### WRITTEN PROBLEM
Return the material word for word. Do not include the pictures.

### DATA SHOWN
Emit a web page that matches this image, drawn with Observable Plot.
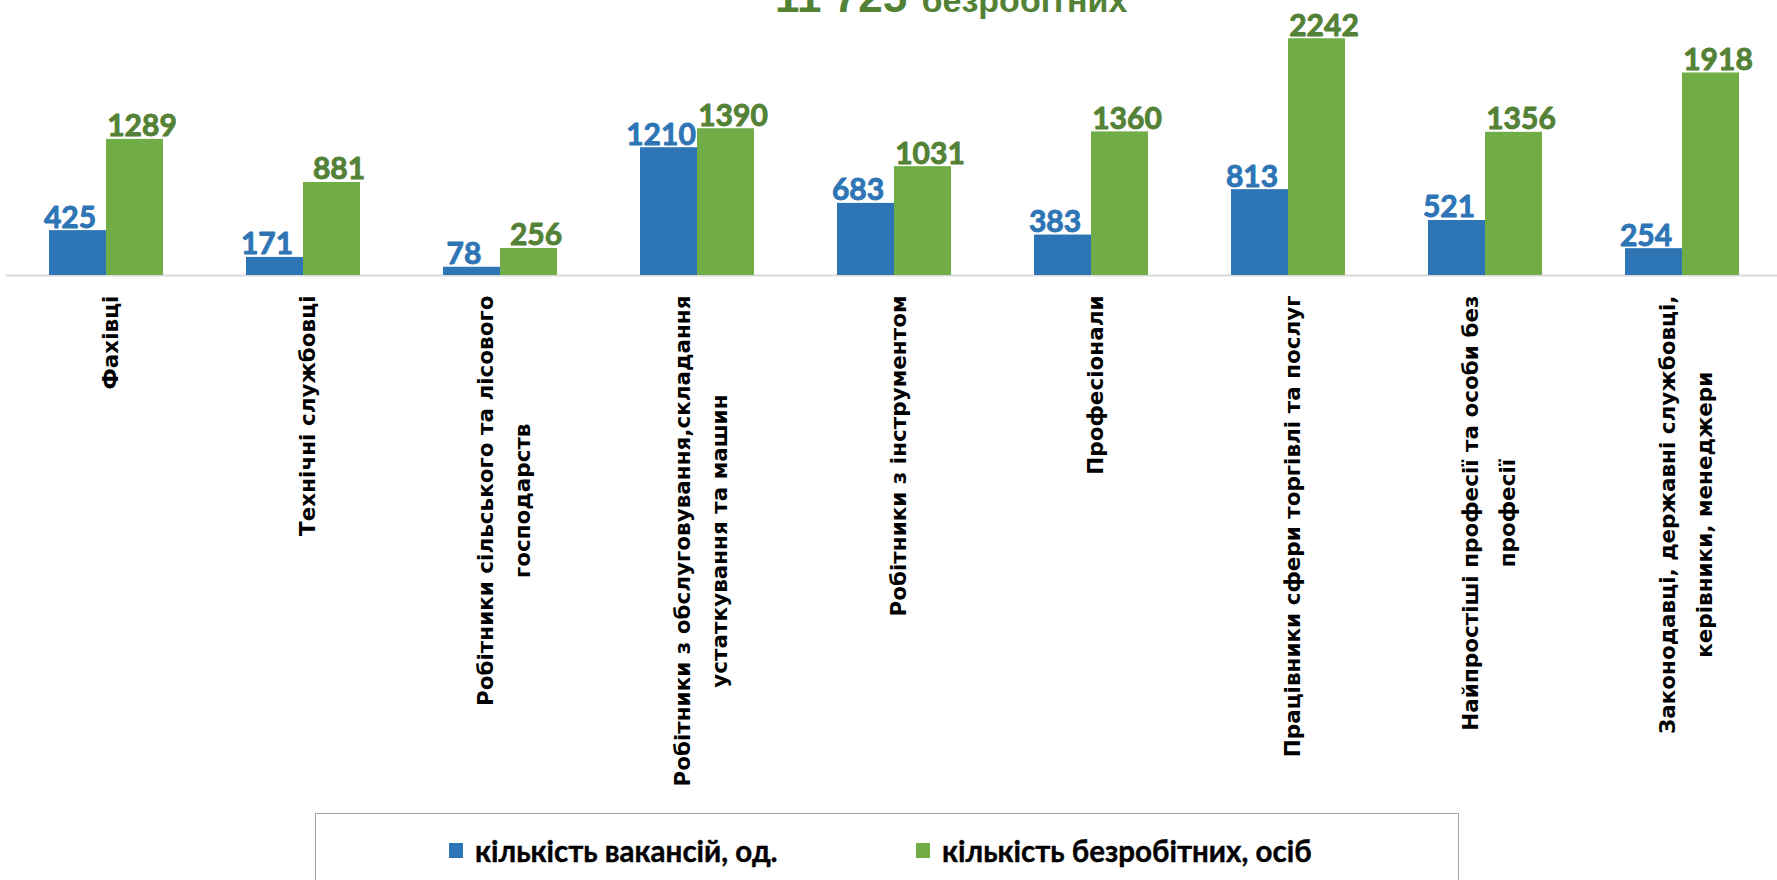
<!DOCTYPE html>
<html>
<head>
<meta charset="utf-8">
<script src="https://cdn.jsdelivr.net/npm/d3@7"></script>
<script src="https://cdn.jsdelivr.net/npm/@observablehq/plot@0.6"></script>
<style>
  html, body { margin: 0; padding: 0; background: #fff; overflow: hidden; }
  #wrap { position: relative; width: 1777px; height: 880px; overflow: hidden; }
  #chart { position: absolute; left: 0; top: 0; }
  #title { position: absolute; left: 775px; top: -25px; line-height: 1; white-space: nowrap; font-size: 30px;
           font-family: "Liberation Sans", Arial, sans-serif; font-weight: bold; color: #538135; }
  #title .big { font-size: 44px; }
  #title .small { font-size: 34px; margin-left: 6px; }
  #legend { position: absolute; left: 315px; top: 813px; width: 1144px; height: 120px;
            border: 1.5px solid #a6a6a6; box-sizing: border-box; }
  .item { position: absolute; top: 19px; display: flex; align-items: center;
          font-family: Lato, "Open Sans", sans-serif; font-weight: bold; font-size: 29.5px; color: #000;
          white-space: nowrap; -webkit-text-stroke: 0.4px #000; }
  .sw { width: 14px; height: 15px; margin-right: 12px; }
</style>
</head>
<body>
<div id="wrap">
  <div id="chart"></div>
  <div id="title"></div>
  <div id="legend"></div>
</div>
<script>
const categories = [
  "Фахівці",
  "Технічні службовці",
  "Робітники сільського та лісового господарств",
  "Робітники з обслуговування,складання устаткування та машин",
  "Робітники з інструментом",
  "Професіонали",
  "Працівники сфери торгівлі та послуг",
  "Найпростіші професії та особи без професії",
  "Законодавці, державні службовці, керівники, менеджери"
];
const tickLabels = [
  "Фахівці",
  "Технічні службовці",
  "Робітники сільського та лісового\nгосподарств",
  "Робітники з обслуговування,складання\nустаткування та машин",
  "Робітники з інструментом",
  "Професіонали",
  "Працівники сфери торгівлі та послуг",
  "Найпростіші професії та особи без\nпрофесії",
  "Законодавці, державні службовці,\nкерівники, менеджери"
];
const vacancies = [425, 171, 78, 1210, 683, 383, 813, 521, 254];
const unemployed = [1289, 881, 256, 1390, 1031, 1360, 2242, 1356, 1918];
const seriesNames = ["кількість вакансій, од.", "кількість безробітних, осіб"];
const titleBig = "11 725";
const titleSmall = "безробітних";

const barColors = ["#2e75b6", "#70ad47"];
const labelColors = ["#2e75b6", "#538135"];

const rows = [];
categories.forEach((c, i) => {
  rows.push({cat: c, series: seriesNames[0], value: vacancies[i]});
  rows.push({cat: c, series: seriesNames[1], value: unemployed[i]});
});
const labelRows = categories.map((c, i) => ({cat: c, label: tickLabels[i], base: 0}));

const valueFont = {fontFamily: "Lato, 'Open Sans', sans-serif", fontWeight: "bold", fontSize: 30, strokeWidth: 0.9};

const plot = Plot.plot({
  width: 1777,
  height: 800,
  marginTop: 11,
  marginBottom: 525,
  marginLeft: 11,
  marginRight: 0,
  fx: {domain: categories, paddingInner: 0.414, paddingOuter: 0.1845, axis: null, label: null},
  x: {domain: seriesNames, padding: 0, axis: null},
  y: {domain: [0, 2500], axis: null},
  color: {domain: seriesNames, range: barColors},
  marks: [
    Plot.ruleY([0], {stroke: "#d9d9d9", strokeWidth: 2, insetLeft: -42, insetRight: -42}),
    Plot.barY(rows, {fx: "cat", x: "series", y: "value", fill: "series"}),
    Plot.text(rows.filter(d => d.series === seriesNames[0]), {
      fx: "cat", x: "series", y: "value", text: d => String(d.value),
      fill: labelColors[0], stroke: labelColors[0], dy: -3, dx: -8, lineAnchor: "bottom", ...valueFont
    }),
    Plot.text(rows.filter(d => d.series === seriesNames[1]), {
      fx: "cat", x: "series", y: "value", text: d => String(d.value),
      fill: labelColors[1], stroke: labelColors[1], dy: -3, dx: 7, lineAnchor: "bottom", ...valueFont
    }),
    Plot.text(labelRows, {
      fx: "cat", y: "base", text: "label", rotate: -90, textAnchor: "end", lineAnchor: "middle",
      dy: 20, lineHeight: 1.72, fill: "#000",
      fontFamily: "'DejaVu Sans', sans-serif", fontWeight: "bold", fontSize: 21.5,
      className: "catlabels"
    })
  ]
});
document.getElementById("chart").appendChild(plot);

// center the lines of multi-line category labels relative to each other
plot.querySelectorAll("g.catlabels text").forEach(t => {
  const spans = t.querySelectorAll("tspan");
  if (spans.length < 2) return;
  let L = 0;
  spans.forEach(s => { L = Math.max(L, s.getComputedTextLength()); });
  spans.forEach(s => { s.setAttribute("text-anchor", "middle"); s.setAttribute("x", -L / 2); });
});

// title
const title = document.getElementById("title");
title.innerHTML = `<span class="big">${titleBig}</span> <span class="small">${titleSmall}</span>`;

// legend
const legend = document.getElementById("legend");
const lefts = [133, 600];
seriesNames.forEach((s, i) => {
  const it = document.createElement("div");
  it.className = "item";
  it.style.left = lefts[i] + "px";
  it.innerHTML = `<span class="sw" style="background:${barColors[i]}"></span><span>${s}</span>`;
  legend.appendChild(it);
});
</script>
</body>
</html>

### EXPECTED OUTPUT
Emit a web page that matches this image, drawn with Observable Plot.
<!DOCTYPE html>
<html>
<head>
<meta charset="utf-8">
<script src="https://cdn.jsdelivr.net/npm/d3@7"></script>
<script src="https://cdn.jsdelivr.net/npm/@observablehq/plot@0.6"></script>
<style>
  html, body { margin: 0; padding: 0; background: #fff; overflow: hidden; }
  #wrap { position: relative; width: 1777px; height: 880px; overflow: hidden; }
  #chart { position: absolute; left: 0; top: 0; }
  #title { position: absolute; left: 775px; top: -25px; line-height: 1; white-space: nowrap; font-size: 30px;
           font-family: "Liberation Sans", Arial, sans-serif; font-weight: bold; color: #538135; }
  #title .big { font-size: 44px; }
  #title .small { font-size: 34px; margin-left: 6px; }
  #legend { position: absolute; left: 315px; top: 813px; width: 1144px; height: 120px;
            border: 1.5px solid #a6a6a6; box-sizing: border-box; }
  .item { position: absolute; top: 19px; display: flex; align-items: center;
          font-family: Lato, "Open Sans", sans-serif; font-weight: bold; font-size: 29.5px; color: #000;
          white-space: nowrap; -webkit-text-stroke: 0.4px #000; }
  .sw { width: 14px; height: 15px; margin-right: 12px; }
</style>
</head>
<body>
<div id="wrap">
  <div id="chart"></div>
  <div id="title"></div>
  <div id="legend"></div>
</div>
<script>
const categories = [
  "Фахівці",
  "Технічні службовці",
  "Робітники сільського та лісового господарств",
  "Робітники з обслуговування,складання устаткування та машин",
  "Робітники з інструментом",
  "Професіонали",
  "Працівники сфери торгівлі та послуг",
  "Найпростіші професії та особи без професії",
  "Законодавці, державні службовці, керівники, менеджери"
];
const tickLabels = [
  "Фахівці",
  "Технічні службовці",
  "Робітники сільського та лісового\nгосподарств",
  "Робітники з обслуговування,складання\nустаткування та машин",
  "Робітники з інструментом",
  "Професіонали",
  "Працівники сфери торгівлі та послуг",
  "Найпростіші професії та особи без\nпрофесії",
  "Законодавці, державні службовці,\nкерівники, менеджери"
];
const vacancies = [425, 171, 78, 1210, 683, 383, 813, 521, 254];
const unemployed = [1289, 881, 256, 1390, 1031, 1360, 2242, 1356, 1918];
const seriesNames = ["кількість вакансій, од.", "кількість безробітних, осіб"];
const titleBig = "11 725";
const titleSmall = "безробітних";

const barColors = ["#2e75b6", "#70ad47"];
const labelColors = ["#2e75b6", "#538135"];

const rows = [];
categories.forEach((c, i) => {
  rows.push({cat: c, series: seriesNames[0], value: vacancies[i]});
  rows.push({cat: c, series: seriesNames[1], value: unemployed[i]});
});
const labelRows = categories.map((c, i) => ({cat: c, label: tickLabels[i], base: 0}));

const valueFont = {fontFamily: "Lato, 'Open Sans', sans-serif", fontWeight: "bold", fontSize: 30, strokeWidth: 0.9};

const plot = Plot.plot({
  width: 1777,
  height: 800,
  marginTop: 11,
  marginBottom: 525,
  marginLeft: 11,
  marginRight: 0,
  fx: {domain: categories, paddingInner: 0.414, paddingOuter: 0.1845, axis: null, label: null},
  x: {domain: seriesNames, padding: 0, axis: null},
  y: {domain: [0, 2500], axis: null},
  color: {domain: seriesNames, range: barColors},
  marks: [
    Plot.ruleY([0], {stroke: "#d9d9d9", strokeWidth: 2, insetLeft: -42, insetRight: -42}),
    Plot.barY(rows, {fx: "cat", x: "series", y: "value", fill: "series"}),
    Plot.text(rows.filter(d => d.series === seriesNames[0]), {
      fx: "cat", x: "series", y: "value", text: d => String(d.value),
      fill: labelColors[0], stroke: labelColors[0], dy: -3, dx: -8, lineAnchor: "bottom", ...valueFont
    }),
    Plot.text(rows.filter(d => d.series === seriesNames[1]), {
      fx: "cat", x: "series", y: "value", text: d => String(d.value),
      fill: labelColors[1], stroke: labelColors[1], dy: -3, dx: 7, lineAnchor: "bottom", ...valueFont
    }),
    Plot.text(labelRows, {
      fx: "cat", y: "base", text: "label", rotate: -90, textAnchor: "end", lineAnchor: "middle",
      dy: 20, lineHeight: 1.72, fill: "#000",
      fontFamily: "'DejaVu Sans', sans-serif", fontWeight: "bold", fontSize: 21.5,
      className: "catlabels"
    })
  ]
});
document.getElementById("chart").appendChild(plot);

// center the lines of multi-line category labels relative to each other
plot.querySelectorAll("g.catlabels text").forEach(t => {
  const spans = t.querySelectorAll("tspan");
  if (spans.length < 2) return;
  let L = 0;
  spans.forEach(s => { L = Math.max(L, s.getComputedTextLength()); });
  spans.forEach(s => { s.setAttribute("text-anchor", "middle"); s.setAttribute("x", -L / 2); });
});

// title
const title = document.getElementById("title");
title.innerHTML = `<span class="big">${titleBig}</span> <span class="small">${titleSmall}</span>`;

// legend
const legend = document.getElementById("legend");
const lefts = [133, 600];
seriesNames.forEach((s, i) => {
  const it = document.createElement("div");
  it.className = "item";
  it.style.left = lefts[i] + "px";
  it.innerHTML = `<span class="sw" style="background:${barColors[i]}"></span><span>${s}</span>`;
  legend.appendChild(it);
});
</script>
</body>
</html>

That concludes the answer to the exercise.